PROBLEM TO SOLVE: Transcribe the full listing exactly, and drop every picture.

DATASET CONTENT:
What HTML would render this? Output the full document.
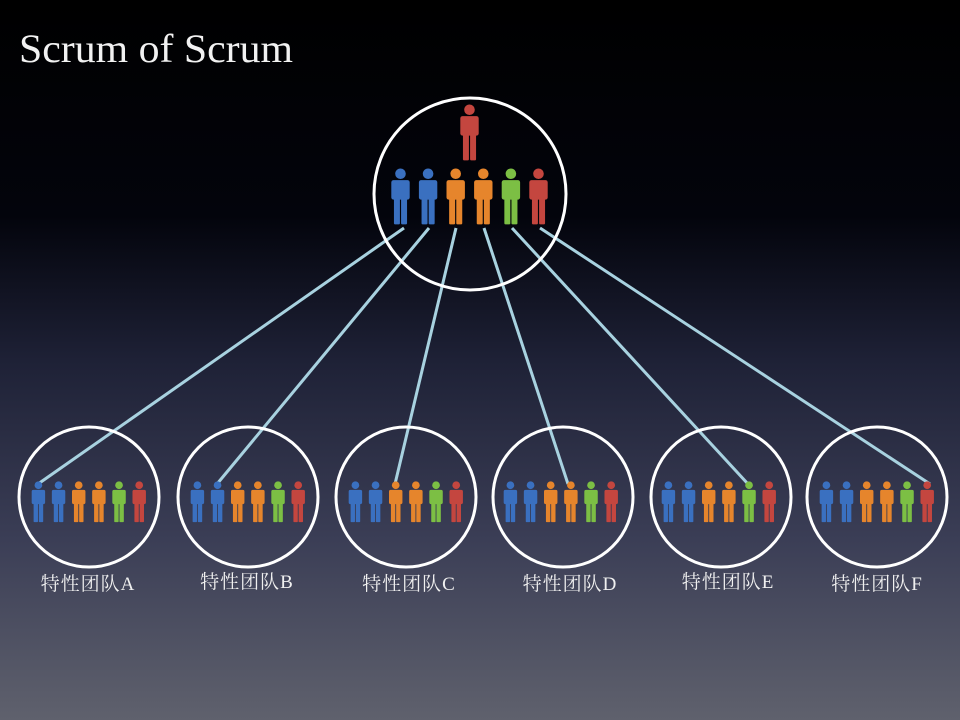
<!DOCTYPE html>
<html><head><meta charset="utf-8"><style>html,body{margin:0;padding:0;width:960px;height:720px;overflow:hidden;background:#000}</style></head>
<body>
<svg width="960" height="720" viewBox="0 0 960 720" xmlns="http://www.w3.org/2000/svg">
<defs>
<linearGradient id="bg" x1="0" y1="0" x2="0" y2="1">
<stop offset="0" stop-color="#000"/>
<stop offset="0.3" stop-color="#03040c"/>
<stop offset="0.5" stop-color="#1e2136"/>
<stop offset="0.75" stop-color="#3b3e56"/>
<stop offset="1" stop-color="#5f616d"/>
</linearGradient>
<g id="p">
<circle cx="10" cy="5" r="4.6"/>
<rect x="2" y="10.5" width="16" height="17" rx="2"/>
<rect x="4.3" y="26" width="5.2" height="23" rx="1"/>
<rect x="10.5" y="26" width="5.2" height="23" rx="1"/>
</g>
<g id="row">
<use href="#p" x="0" fill="#3a70c0"/>
<use href="#p" x="24" fill="#3a70c0"/>
<use href="#p" x="48" fill="#e6852c"/>
<use href="#p" x="72" fill="#e6852c"/>
<use href="#p" x="96" fill="#7cbf44"/>
<use href="#p" x="120" fill="#c4463f"/>
</g>
</defs>
<rect width="960" height="720" fill="url(#bg)"/>
<text x="19" y="62" font-family="Liberation Serif, serif" font-size="40" fill="#f2f2f2" textLength="274" lengthAdjust="spacingAndGlyphs">Scrum of Scrum</text>
<g stroke="#a8d2e0" stroke-width="3" fill="none">
<line x1="404" y1="228" x2="38" y2="484"/>
<line x1="429" y1="228" x2="217" y2="484"/>
<line x1="456" y1="228" x2="395" y2="484"/>
<line x1="484" y1="228" x2="568" y2="484"/>
<line x1="512" y1="228" x2="748" y2="484"/>
<line x1="540" y1="228" x2="930" y2="484"/>
</g>
<circle cx="470" cy="194" r="96" fill="none" stroke="#fff" stroke-width="3"/>
<use href="#p" transform="translate(458,104) scale(1.15)" fill="#c4463f"/>
<g transform="translate(389,168) scale(1.15)"><use href="#row"/></g>
<g fill="none" stroke="#fff" stroke-width="3">
<circle cx="89" cy="497" r="70"/><circle cx="248" cy="497" r="70"/><circle cx="406" cy="497" r="70"/>
<circle cx="563" cy="497" r="70"/><circle cx="721" cy="497" r="70"/><circle cx="877" cy="497" r="70"/>
</g>
<g transform="translate(30,481) scale(0.84)"><use href="#row"/></g>
<g transform="translate(189,481) scale(0.84)"><use href="#row"/></g>
<g transform="translate(347,481) scale(0.84)"><use href="#row"/></g>
<g transform="translate(502,481) scale(0.84)"><use href="#row"/></g>
<g transform="translate(660,481) scale(0.84)"><use href="#row"/></g>
<g transform="translate(818,481) scale(0.84)"><use href="#row"/></g>
<g font-family="Liberation Serif, 'Noto Serif CJK SC', serif" font-size="19" fill="#f0f0f0" text-anchor="middle" letter-spacing="1">
<text x="88" y="590">特性团队A</text>
<text x="247" y="588">特性团队B</text>
<text x="409" y="590">特性团队C</text>
<text x="570" y="590">特性团队D</text>
<text x="728" y="588">特性团队E</text>
<text x="877" y="590">特性团队F</text>
</g>
</svg>
</body></html>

SOLUTION FOR THIS TASK:
What HTML would render this? Output the full document.
<!DOCTYPE html>
<html><head><meta charset="utf-8"><style>html,body{margin:0;padding:0;width:960px;height:720px;overflow:hidden;background:#000}</style></head>
<body>
<svg width="960" height="720" viewBox="0 0 960 720" xmlns="http://www.w3.org/2000/svg">
<defs>
<linearGradient id="bg" x1="0" y1="0" x2="0" y2="1">
<stop offset="0" stop-color="#000"/>
<stop offset="0.3" stop-color="#03040c"/>
<stop offset="0.5" stop-color="#1e2136"/>
<stop offset="0.75" stop-color="#3b3e56"/>
<stop offset="1" stop-color="#5f616d"/>
</linearGradient>
<g id="p">
<circle cx="10" cy="5" r="4.6"/>
<rect x="2" y="10.5" width="16" height="17" rx="2"/>
<rect x="4.3" y="26" width="5.2" height="23" rx="1"/>
<rect x="10.5" y="26" width="5.2" height="23" rx="1"/>
</g>
<g id="row">
<use href="#p" x="0" fill="#3a70c0"/>
<use href="#p" x="24" fill="#3a70c0"/>
<use href="#p" x="48" fill="#e6852c"/>
<use href="#p" x="72" fill="#e6852c"/>
<use href="#p" x="96" fill="#7cbf44"/>
<use href="#p" x="120" fill="#c4463f"/>
</g>
</defs>
<rect width="960" height="720" fill="url(#bg)"/>
<text x="19" y="62" font-family="Liberation Serif, serif" font-size="40" fill="#f2f2f2" textLength="274" lengthAdjust="spacingAndGlyphs">Scrum of Scrum</text>
<g stroke="#a8d2e0" stroke-width="3" fill="none">
<line x1="404" y1="228" x2="38" y2="484"/>
<line x1="429" y1="228" x2="217" y2="484"/>
<line x1="456" y1="228" x2="395" y2="484"/>
<line x1="484" y1="228" x2="568" y2="484"/>
<line x1="512" y1="228" x2="748" y2="484"/>
<line x1="540" y1="228" x2="930" y2="484"/>
</g>
<circle cx="470" cy="194" r="96" fill="none" stroke="#fff" stroke-width="3"/>
<use href="#p" transform="translate(458,104) scale(1.15)" fill="#c4463f"/>
<g transform="translate(389,168) scale(1.15)"><use href="#row"/></g>
<g fill="none" stroke="#fff" stroke-width="3">
<circle cx="89" cy="497" r="70"/><circle cx="248" cy="497" r="70"/><circle cx="406" cy="497" r="70"/>
<circle cx="563" cy="497" r="70"/><circle cx="721" cy="497" r="70"/><circle cx="877" cy="497" r="70"/>
</g>
<g transform="translate(30,481) scale(0.84)"><use href="#row"/></g>
<g transform="translate(189,481) scale(0.84)"><use href="#row"/></g>
<g transform="translate(347,481) scale(0.84)"><use href="#row"/></g>
<g transform="translate(502,481) scale(0.84)"><use href="#row"/></g>
<g transform="translate(660,481) scale(0.84)"><use href="#row"/></g>
<g transform="translate(818,481) scale(0.84)"><use href="#row"/></g>
<g font-family="Liberation Serif, 'Noto Serif CJK SC', serif" font-size="19" fill="#f0f0f0" text-anchor="middle" letter-spacing="1">
<text x="88" y="590">特性团队A</text>
<text x="247" y="588">特性团队B</text>
<text x="409" y="590">特性团队C</text>
<text x="570" y="590">特性团队D</text>
<text x="728" y="588">特性团队E</text>
<text x="877" y="590">特性团队F</text>
</g>
</svg>
</body></html>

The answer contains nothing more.